Il caso

Guadagna più di 240 mila euro, medico deve ridarne 35mila all’Asl 

Impossibile per qualsiasi dipendente pubblico guadagnare più del presidente della Repubblica. Lo specialista in pensione che lavora come contrattista per l’Asl fa ricorso ma perde sia in primo che secondo grado e paga le spese


Valeria Frangipane


BOLZANO. Impossibile per qualsiasi dipendente pubblico guadagnare più del Presidente della Repubblica. La legge Madia ha fissato il limite dei 240 mila euro lordi l’anno, tetto stipendiale non oltrepassabile.

Per questo prima l’Azienda sanitaria, poi il Tribunale di Bolzano, quindi anche la Corte d’appello hanno dato torto ad un medico libero professionista, che aveva stipulato diversi contratti d'opera per lavorare in vari ospedali della Provincia. Questi i fatti. Succede che lo specialista va in pensione ma continua a lavorare per l’Asl, guadagna troppo e incassa lo stop.

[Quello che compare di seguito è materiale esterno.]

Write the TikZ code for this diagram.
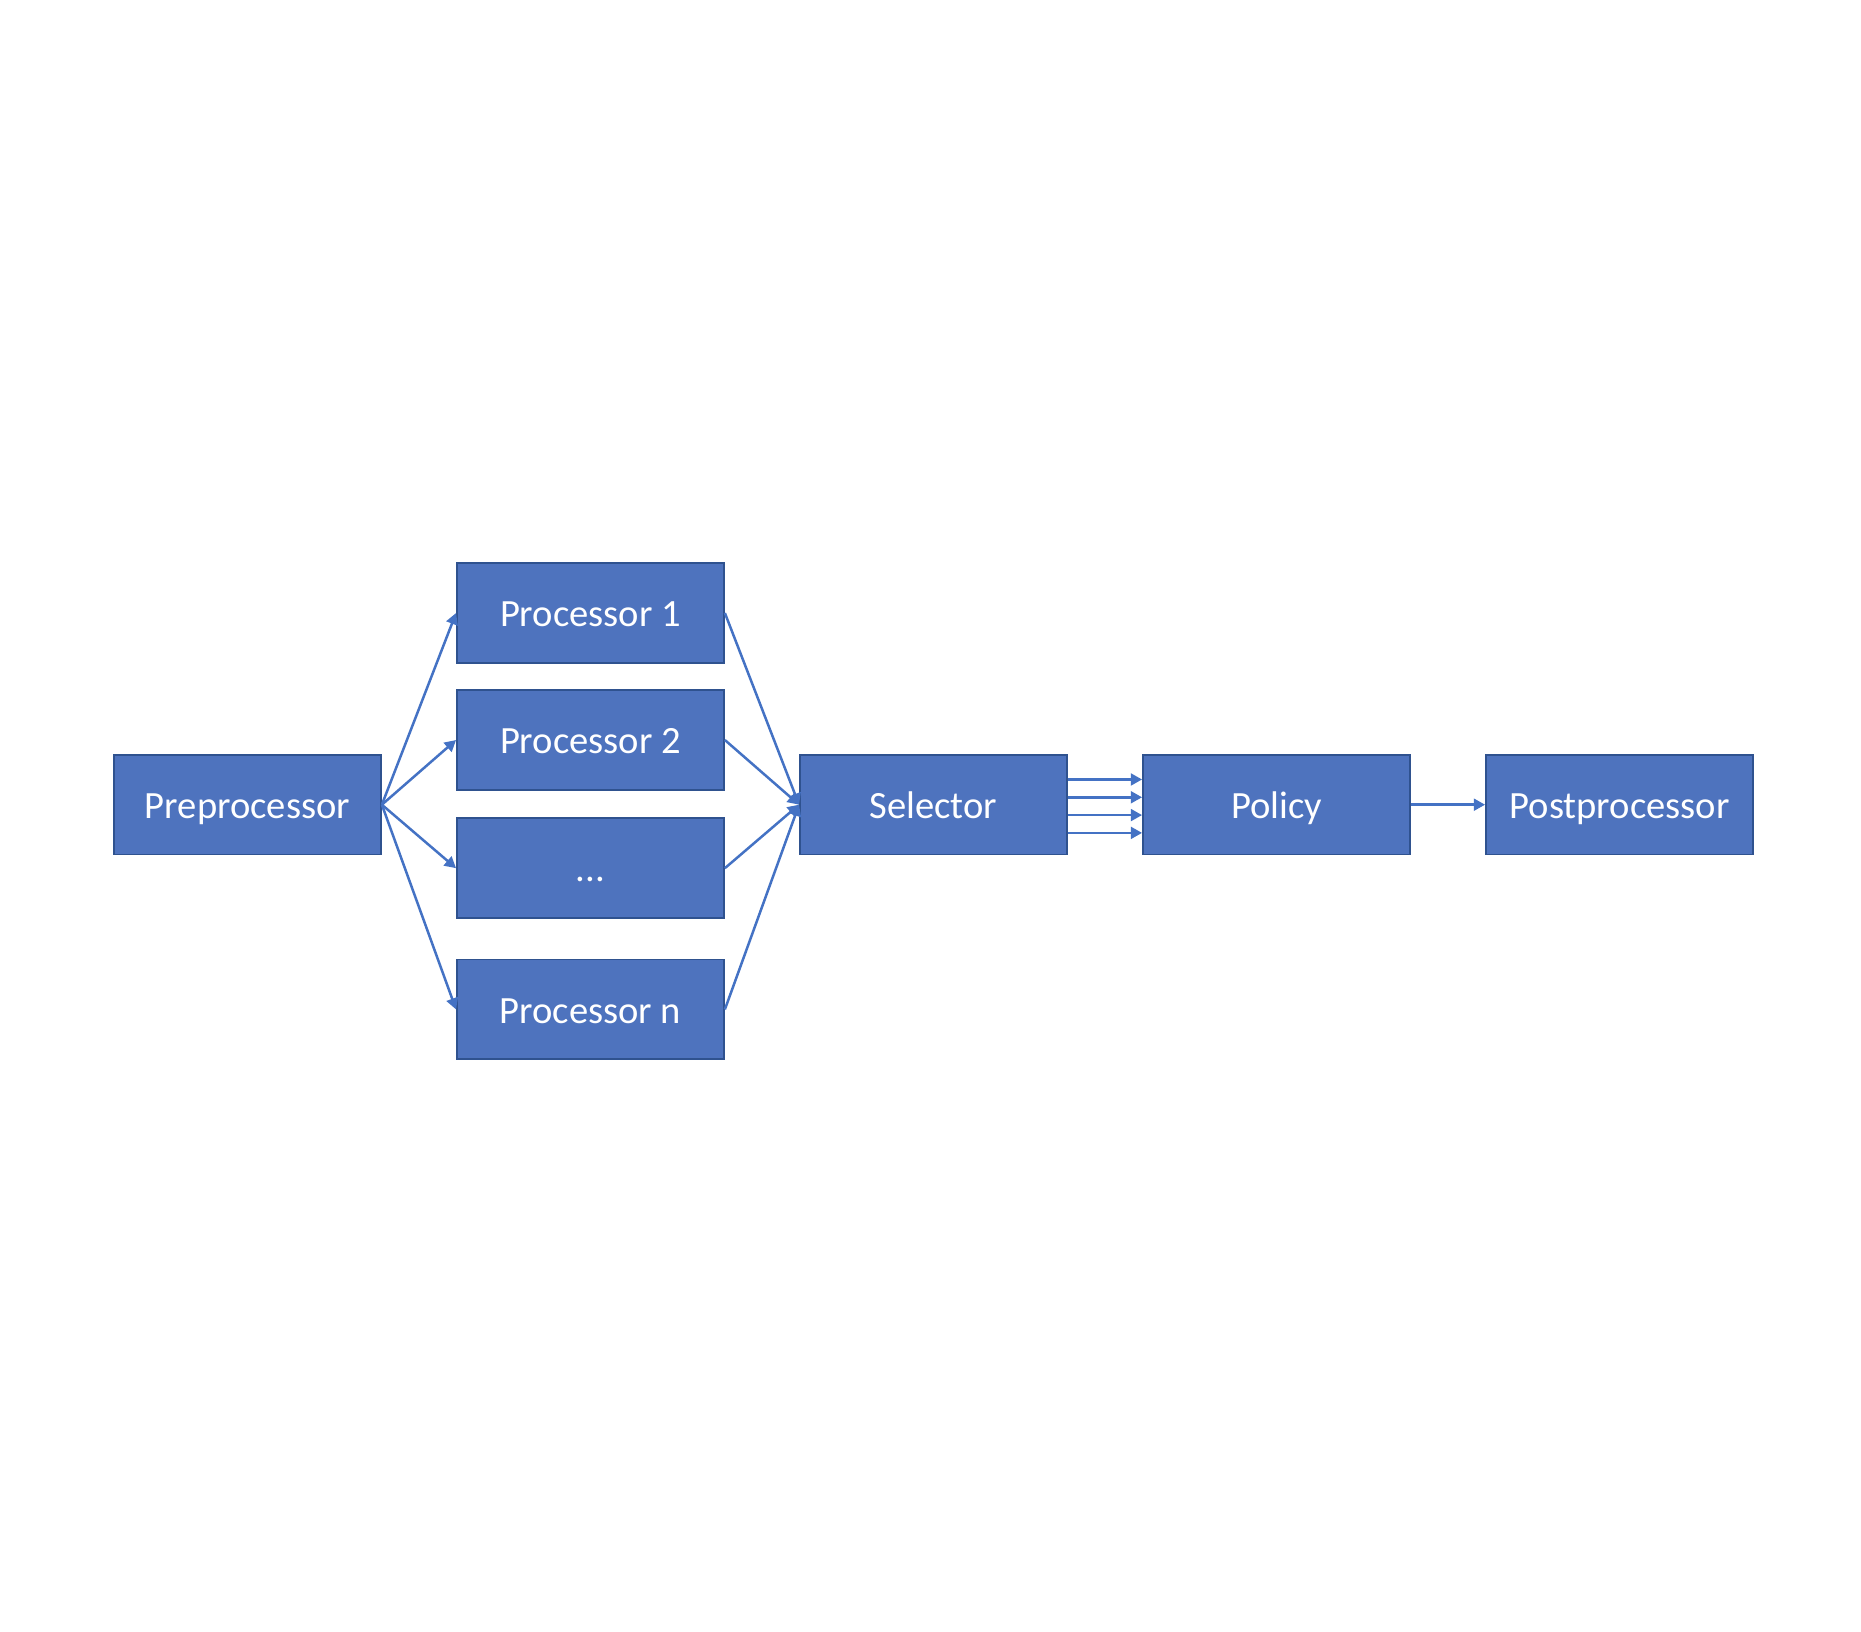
\documentclass[tikz,border=0pt]{standalone}
\usepackage{fontspec}
\setmainfont{Carlito}
\usetikzlibrary{arrows.meta}
\definecolor{boxfill}{HTML}{4E73BE}
\definecolor{boxline}{HTML}{2F528F}
\definecolor{arrowc}{HTML}{4472C4}
\begin{document}
\begin{tikzpicture}[x=1pt,y=-1pt,
  box/.style={draw=boxline,line width=1.5pt,fill=boxfill,text=white,
    minimum width=225pt,minimum height=84pt,inner sep=0pt,
    text height=29pt,text depth=6pt,
    font=\fontsize{32.5}{39}\selectfont},
  conn/.style={draw=arrowc,line width=2.1pt,-{Triangle[length=9.5pt,width=10pt]}}]
\useasboundingbox[fill=white] (0,0) rectangle (1568,1375);
\node[box] (pre) at (208.5,678) {Preprocessor};
\node[box] (p1) at (497.5,516.5) {Processor 1};
\node[box] (p2) at (497.5,623.5) {Processor 2};
\node[box] (pd) at (497.5,731.5) {...};
\node[box] (pn) at (497.5,850.5) {Processor n};
\node[box] (sel) at (786.5,678) {Selector};
\node[box] (pol) at (1075.5,678) {Policy};
\node[box] (post) at (1364.5,678) {Postprocessor};
\foreach \p in {p1,p2,pd,pn}{
  \draw[conn] (pre.east) -- (\p.west);
  \draw[conn] (\p.east) -- (sel.west);
}
\foreach \d in {21.5,36.5,51.5,66.5}{
  \draw[conn] ([yshift=-\d pt]sel.north east) -- ([yshift=-\d pt]pol.north west);
}
\draw[conn] (pol.east) -- (post.west);
\end{tikzpicture}
\end{document}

L’Azienda si accorge infatti che cumulando pensione e corrispettivi dei vari contratti, nel 2015 il professionista supera il limite dei 240 mila euro e quindi non solo nega al medico la liquidazione dell'ultima fattura di 48.000, ma chiede la restituzione dei 34.500 euro già pagati in eccedenza. Lo specialista fa ricorso perchè sostiene che al suo caso risulti applicabile il limite introdotto dal legislatore provinciale nel 2015 (successivamente abrogato nel 2016), che aveva aumentato a 288.000 euro il tetto massimo per i compensi erogati dall'Asl.

Ma si scontra con la reazione dell'Azienda sanitaria che presenta opposizione in Tribunale, sostiene l'integrale applicabilità della normativa statale sul “tetto retributivo", precisa che il professionista ha già superato il limite annuo di 240.000 euro e addirittura chiede la restituzione di 34.500 euro già versati in eccedenza. Tribunale e Corte d’appello danno ragione all’Asl ed il medico adesso si ritrova a rifondere anche le spese di giudizio per 6.600 euro.

L’avvocato Marco Cappello - direttore della Ripartizione legale dell’Asl - dice che l'interessato non ha accettato la sentenza di primo grado ed ha fatto appello, ma nessuno di 5 rilievi sollevati è stato accolto e la Corte d'Appello ha stabilito che tutti i dubbi precedentemente sollevati sulla legittimità costituzionale del cosiddetto "tetto retributivo” erano stati nel frattempo fugati dalla Consulta, con sentenza n. 124/2017 che ha confermato il limite massimo di 240.000 euro, inteso come importo annuo lordo.

Sempre la Corte d’Appello ha chiarito inoltre che non si è verificato alcun "ingiusto" arricchimento parte dell'Asl a danno del medico, in quanto tutte le prestazioni offerte trovano titolo nei vari contratti d'opera da lui stipulati ed ai quali - nella parte relativa all'ammontare del corrispettivo - si è sostituita di diritto la norma che impone il tetto massimo ai compensi. Ma non è finita qui - conclude Cappello - la sentenza della Corte d'Appello ha confermato la decisione di primo grado, con la conseguenza che il medico non solo non ha ottenuto i 48.000 euro che pretendeva, ma è stato pure condannato a restituire 34.500 euro all'Asl e a pagare le spese di giudizio».